The media and entertainment industry is ripe for innovation in this next chapter of cloud.
The industry itself is no stranger to disruption. The rapidly changing nature of content creation and consumption means that content companies face unique challenges. In order to stay competitive, the speed at which companies must produce and distribute content is skyrocketing. This is met with rapidly evolving customer preferences and behaviors including unpredictable viewership spikes and expectations that content can be streamed on-demand in real-time via any device. Even the revenue models are shifting with subscription and advertising-based models being adopted to keep consumer costs low.
A recent survey, for example, found that U.S. consumers use Netflix to watch video content more than any other platform, leaving other cable and broadcast providers scrambling for new ways to attract viewer attention and gain market share.
For these companies, the cloud is about more than just infrastructure-as-a-service.

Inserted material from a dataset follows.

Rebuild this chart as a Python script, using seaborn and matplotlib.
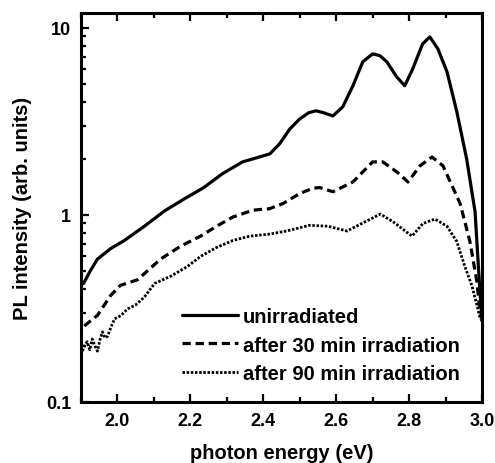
import matplotlib
matplotlib.use("Agg")
import matplotlib.pyplot as plt
import matplotlib.ticker as mticker
import seaborn as sns
import pandas as pd

# ---- data ----
energy_unirr = [1.907, 1.925, 1.945, 1.981, 2.019, 2.074, 2.129, 2.184, 2.226, 2.239, 2.288,
                2.343, 2.382, 2.418, 2.445, 2.473, 2.500, 2.525, 2.545, 2.565, 2.591,
                2.618, 2.646, 2.673, 2.700, 2.720, 2.739, 2.766, 2.788, 2.810, 2.837,
                2.857, 2.879, 2.904, 2.931, 2.958, 2.981, 2.994, 3.000]
pl_unirr = [0.43, 0.50, 0.58, 0.66, 0.73, 0.87, 1.05, 1.22, 1.36, 1.41, 1.66,
            1.92, 2.02, 2.12, 2.40, 2.88, 3.26, 3.52, 3.60, 3.52, 3.38,
            3.78, 4.90, 6.58, 7.26, 7.10, 6.58, 5.47, 4.90, 6.03, 8.20,
            8.95, 7.72, 5.82, 3.56, 1.99, 1.04, 0.40, 0.28]

energy_30 = [1.909, 1.945, 1.981, 2.008, 2.055, 2.118, 2.173, 2.228, 2.272, 2.317,
             2.372, 2.418, 2.454, 2.500, 2.536, 2.555, 2.591, 2.646, 2.700, 2.728,
             2.766, 2.797, 2.830, 2.863, 2.893, 2.918, 2.940, 2.967, 2.986, 2.994, 3.000]
pl_30 = [0.255, 0.29, 0.37, 0.42, 0.45, 0.58, 0.68, 0.77, 0.87, 0.975,
         1.06, 1.08, 1.15, 1.30, 1.39, 1.40, 1.33, 1.50, 1.92, 1.92,
         1.70, 1.50, 1.83, 2.04, 1.83, 1.43, 1.15, 0.72, 0.44, 0.31, 0.28]

energy_90 = [1.904, 1.910, 1.917, 1.924, 1.931, 1.938, 1.945, 1.952, 1.959, 1.966,
             1.973, 1.982, 1.992, 2.010, 2.027, 2.050, 2.074, 2.102, 2.146, 2.192,
             2.228, 2.272, 2.317, 2.363, 2.418, 2.464, 2.527, 2.577, 2.630, 2.680,
             2.721, 2.756, 2.808, 2.838, 2.871, 2.904, 2.931, 2.953, 2.972, 2.986,
             2.994, 3.000]
pl_90 = [0.187, 0.20, 0.21, 0.19, 0.217, 0.20, 0.187, 0.215, 0.237, 0.22,
         0.225, 0.25, 0.278, 0.29, 0.314, 0.33, 0.364, 0.43, 0.47, 0.53,
         0.60, 0.67, 0.73, 0.77, 0.79, 0.82, 0.88, 0.87, 0.82, 0.92,
         1.01, 0.92, 0.77, 0.90, 0.95, 0.87, 0.72, 0.53, 0.42, 0.33,
         0.285, 0.27]

labels = ["unirradiated", "after 30 min irradiation", "after 90 min irradiation"]
x_ticks = [2.0, 2.2, 2.4, 2.6, 2.8, 3.0]
x_ticklabels = ["2.0", "2.2", "2.4", "2.6", "2.8", "3.0"]
y_ticks = [0.1, 1, 10]
y_ticklabels = ["0.1", "1", "10"]

# ---- style ----
sns.set_style("ticks")
plt.rcParams["font.family"] = ["Liberation Sans", "DejaVu Sans"]
plt.rcParams["font.weight"] = "bold"
for key in ["axes.edgecolor", "xtick.color", "ytick.color", "text.color",
            "axes.labelcolor"]:
    plt.rcParams[key] = "black"

fig = plt.figure(figsize=(4.95, 4.64), dpi=100)
ax = fig.add_axes([0.1636, 0.1315, 0.8101, 0.8383])

df1 = pd.DataFrame({"E": energy_unirr, "I": pl_unirr})
df2 = pd.DataFrame({"E": energy_30, "I": pl_30})
df3 = pd.DataFrame({"E": energy_90, "I": pl_90})

sns.lineplot(data=df1, x="E", y="I", ax=ax, color="black", lw=2.3,
             linestyle="-", label=labels[0], sort=False, estimator=None)
sns.lineplot(data=df2, x="E", y="I", ax=ax, color="black", lw=2.3,
             linestyle=(0, (2.6, 1.5)), label=labels[1], sort=False, estimator=None)
sns.lineplot(data=df3, x="E", y="I", ax=ax, color="black", lw=2.0,
             linestyle=(0, (0.9, 0.6)), label=labels[2], sort=False, estimator=None)

ax.set_yscale("log")
ax.set_xlim(1.9, 3.0)
ax.set_ylim(0.1, 12)

ax.set_xticks(x_ticks)
ax.set_xticklabels(x_ticklabels)
ax.xaxis.set_minor_locator(mticker.MultipleLocator(0.1))
ax.set_yticks(y_ticks)
ax.set_yticklabels(y_ticklabels)
ax.yaxis.set_minor_locator(mticker.LogLocator(base=10, subs=range(2, 10)))
ax.yaxis.set_minor_formatter(mticker.NullFormatter())

ax.tick_params(axis="both", which="both", direction="in", width=1.6,
               labelsize=13, pad=7, colors="black")
ax.tick_params(axis="both", which="major", length=6)
ax.tick_params(axis="both", which="minor", length=3.5)
ax.tick_params(axis="x", which="both", top=True, bottom=True)
ax.tick_params(axis="y", which="both", left=True, right=False)
for lab in ax.get_xticklabels() + ax.get_yticklabels():
    lab.set_fontweight("bold")

for sp in ax.spines.values():
    sp.set_linewidth(2.2)
    sp.set_color("black")
    sp.set_visible(True)

ax.set_xlabel("photon energy (eV)", fontsize=14.5, fontweight="bold", labelpad=10,
              color="black")
ax.set_ylabel("PL intensity (arb. units)", fontsize=14.5, fontweight="bold", labelpad=10,
              color="black")

leg = ax.legend(loc="upper left", bbox_to_anchor=(0.251, 0.243), frameon=False,
                handlelength=2.8, handletextpad=0.25, labelspacing=0.45,
                borderpad=0, borderaxespad=0,
                prop={"size": 14.5, "weight": "bold"})
for t in leg.get_texts():
    t.set_color("black")

fig.savefig("out.png", dpi=100)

The real opportunity will be leveraging the cloud to rethink how they deliver new, interactive and highly personalized experiences to consumers.
For example, new cloud-based video, data and AI tools enable content providers to produce and deliver user-focused programming and fan experiences tied to popular television shows and sporting events. The result: harnessing their data to deliver specialized content that offers fans a more intimate connection with their favorite shows anytime, anywhere.
The breakout success of the USA Network’s "Mr. Robot," for example, inspired the network to launch the "Mr. Robot Digital After Show," hosted by The Verge. The "After Show" is a livestream that immediately follows each episode, allowing fans to discuss what happened, hear from some of the actors and learn about hidden messages they might have missed.
The network turned to the cloud to run the very popular "After Show’s" livestream as a way of keeping its popular "Mr. Robot" property top-of-mind while also rewarding loyal viewers. By adopting cloud, USA Networks could focus their efforts on providing innovative, real-time content as opposed to focusing on the reliability of the infrastructure, according to the network.
USA Network’s efforts with its prized "Mr. Robot" brand are only a taste of what’s to come for media companies as they take a more open and strategic view of the cloud.
Fox Sports turned to the cloud last year to give sports fans a glimpse of the future. The broadcaster’s FIFA 2018 World Cup coverage relied on a collaboration across multiple network properties and programming with the help of artificially intelligent software. The broadcaster tapped IBM Watson Media’s cloud-based specialized AI video technology to quickly classify, edit and access game highlights in near real-time, despite the production team sitting thousands of miles away in Los Angeles.
Fox Sports and Watson Media also launched The Highlight Machine, an interactive online site that allowed fans to browse FIFA’s archive of past matches and create custom highlights—by year, team, player, match and play type—from both historic footage and content from the 2018 tournament.
These are just a few examples of how the cloud can help companies differentiate and keep their content competitive. Adopting a hybrid multi-cloud strategy is already enabling companies to connect, integrate, synthesize data—regardless of where it resides—and then activate those insights across content offerings, ad products and user relationships. This is just a taste of what’s to come as the next wave of cloud computing helps to drive transformation in the media and entertainment industry.